Rather than changing lanes and overcoming slower vehicles in front of me, I took security in staying safely behind the car in front of me. The storm kept me from seeing the road before me, but if I could just keep my eyes on the one going before me, I would be safe.
Eventually, I drove beyond the band of the storm. The pelting rain dwindled to droplets. The clouds gave way to sun. I peered into my rear view mirror back at the storm, only to catch a glimpse of something greater. The widest, most vivid, most brilliantly majestic rainbow I have ever seen. Any chance I had I stole a glance back. Again, something stuck with me about that rainbow and the storm.
In the past few years, I have been praying the Lord give me one specific thing that would serve as the theme of our journey together that year. This year I am learning to slow to the pace of surrender. By far, not an easy lesson to learn.
My heart is full of so many desires, longings, questions, dreams, fears, and even doubts. I wonder when things will happen, if they will happen, how they will happen, who will they happen with. My heart becomes battered beneath all the wondering. Here is where I must slow to surrender. Stop long enough to loosen my already feeble grip on the reigns of control, and place them back in the hands of God.
Yesterday’s events taught me more about surrender.

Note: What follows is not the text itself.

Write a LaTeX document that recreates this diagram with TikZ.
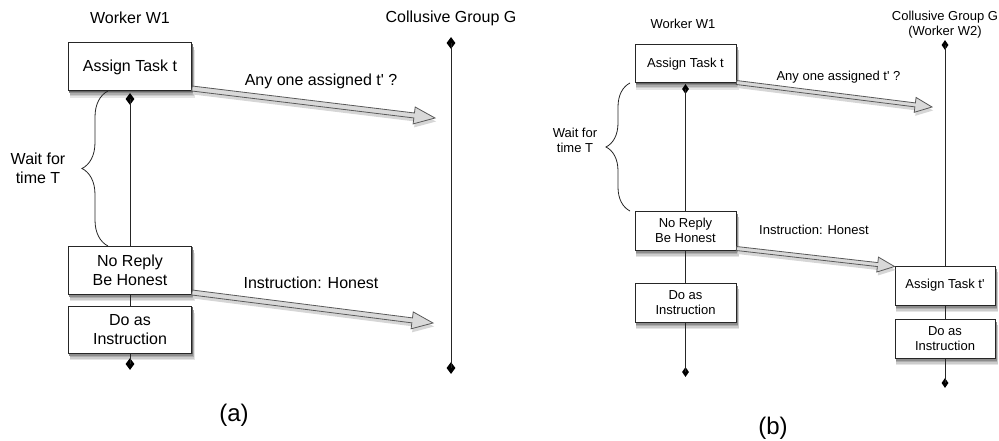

Driving through that storm was quite reminiscent of the season I am in. The road before me often seems clouded and unknowable. I cannot make out where I am going next or what I will be doing in the future, or simply who will be there doing life with me. Therefore, for now, I need stay in my lane. My only certainty is the One who goes before me. Isaiah 30:21 says:
“Whether you turn to the right or the left, your ears will hear a voice behind you, saying, ‘This is the way; walk in it.”

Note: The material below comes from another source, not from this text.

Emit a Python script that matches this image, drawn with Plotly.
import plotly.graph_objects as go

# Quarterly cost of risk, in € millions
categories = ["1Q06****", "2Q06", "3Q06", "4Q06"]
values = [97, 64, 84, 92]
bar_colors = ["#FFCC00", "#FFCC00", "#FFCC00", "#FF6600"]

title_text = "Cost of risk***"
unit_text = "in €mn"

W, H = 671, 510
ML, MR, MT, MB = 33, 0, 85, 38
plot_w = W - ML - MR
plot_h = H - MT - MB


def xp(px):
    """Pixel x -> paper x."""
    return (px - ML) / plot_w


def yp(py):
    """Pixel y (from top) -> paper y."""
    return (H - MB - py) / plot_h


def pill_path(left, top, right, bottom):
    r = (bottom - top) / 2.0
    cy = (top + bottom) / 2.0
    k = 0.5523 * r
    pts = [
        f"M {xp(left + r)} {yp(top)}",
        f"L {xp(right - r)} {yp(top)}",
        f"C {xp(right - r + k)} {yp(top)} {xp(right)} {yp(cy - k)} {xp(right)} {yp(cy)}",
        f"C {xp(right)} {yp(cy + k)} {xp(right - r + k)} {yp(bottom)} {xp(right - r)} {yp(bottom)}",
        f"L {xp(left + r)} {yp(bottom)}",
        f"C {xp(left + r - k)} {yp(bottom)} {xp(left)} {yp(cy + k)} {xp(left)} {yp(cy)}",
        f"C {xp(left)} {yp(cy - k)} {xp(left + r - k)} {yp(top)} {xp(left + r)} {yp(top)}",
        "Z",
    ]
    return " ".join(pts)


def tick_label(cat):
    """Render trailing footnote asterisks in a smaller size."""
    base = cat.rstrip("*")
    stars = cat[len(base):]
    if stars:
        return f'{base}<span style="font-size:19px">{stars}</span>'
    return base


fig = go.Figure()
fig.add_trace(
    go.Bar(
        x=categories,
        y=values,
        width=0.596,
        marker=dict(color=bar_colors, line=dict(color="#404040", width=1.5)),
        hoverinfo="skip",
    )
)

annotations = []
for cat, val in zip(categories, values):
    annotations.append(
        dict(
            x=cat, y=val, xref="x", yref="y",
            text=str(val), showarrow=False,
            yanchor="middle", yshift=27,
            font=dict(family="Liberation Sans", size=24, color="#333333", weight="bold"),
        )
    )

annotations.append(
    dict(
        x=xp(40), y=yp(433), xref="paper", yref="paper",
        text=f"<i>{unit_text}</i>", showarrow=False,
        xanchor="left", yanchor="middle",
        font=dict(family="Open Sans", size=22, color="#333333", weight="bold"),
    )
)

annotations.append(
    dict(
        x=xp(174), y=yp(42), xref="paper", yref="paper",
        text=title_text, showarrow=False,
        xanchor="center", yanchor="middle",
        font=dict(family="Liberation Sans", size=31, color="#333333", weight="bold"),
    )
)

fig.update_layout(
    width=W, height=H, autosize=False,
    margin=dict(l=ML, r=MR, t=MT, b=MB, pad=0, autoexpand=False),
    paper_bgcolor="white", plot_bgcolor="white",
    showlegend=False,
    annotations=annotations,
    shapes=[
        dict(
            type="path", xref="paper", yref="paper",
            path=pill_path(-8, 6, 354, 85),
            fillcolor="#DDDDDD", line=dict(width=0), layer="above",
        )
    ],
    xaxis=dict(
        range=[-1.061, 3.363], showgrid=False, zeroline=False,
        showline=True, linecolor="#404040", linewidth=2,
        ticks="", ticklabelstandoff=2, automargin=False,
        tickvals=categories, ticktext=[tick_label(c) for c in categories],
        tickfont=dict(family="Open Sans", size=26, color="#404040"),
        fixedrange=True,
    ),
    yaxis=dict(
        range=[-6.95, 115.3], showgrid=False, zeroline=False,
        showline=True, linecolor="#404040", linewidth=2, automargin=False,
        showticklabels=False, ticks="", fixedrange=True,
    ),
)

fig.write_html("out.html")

Also in Psalm 139:5 David declares,
“You hem me in behind and before, and you lay your hand upon me.”
Or in the New Living Translation,
“You go before me, and follow me. You place your hand of blessing upon my head.”
When I set my gaze upon Him, He will guide me, safely, to where I need to be, when I need to be there, and who I may be there with. When it is time, He will lead me to switch lanes. I do not need to speed up my journey. Here in the limited visibility, I will trust the One who goes before me. I will cling to that covenant rainbow. I will trust my Lead.
More than a seemingly stormy journey, my walk with the Lord is like that dance. Through every turn, after every dip, my perfect Lead will always bring me back to the lane. My responsibility–my joy– is to trust his lead and never break hold. As I heed to his lead, the dance becomes something beautiful and inviting. Something simply delightful.
Surrender is not intended to be easy. It entails a death to self. But in the end, through the rendering of control to the Lead, as the beauty that is the dance unfolds, it is worth it. When I slowly caught on to a particular step as my friend and I danced, he’d smile and exclaim “Eso!” meaning “That’s it” or “You’ve got it.” How much more would it mean to see the beaming grin and hear the jubilant laugh as we give way to our Heavenly Lead, as he declares “Eso!” over the dance of our lives.
Stay in your lane. Trust your Lead. Don’t miss the rainbow.
Brave Heart and Beloved, He who promised is faithful…still.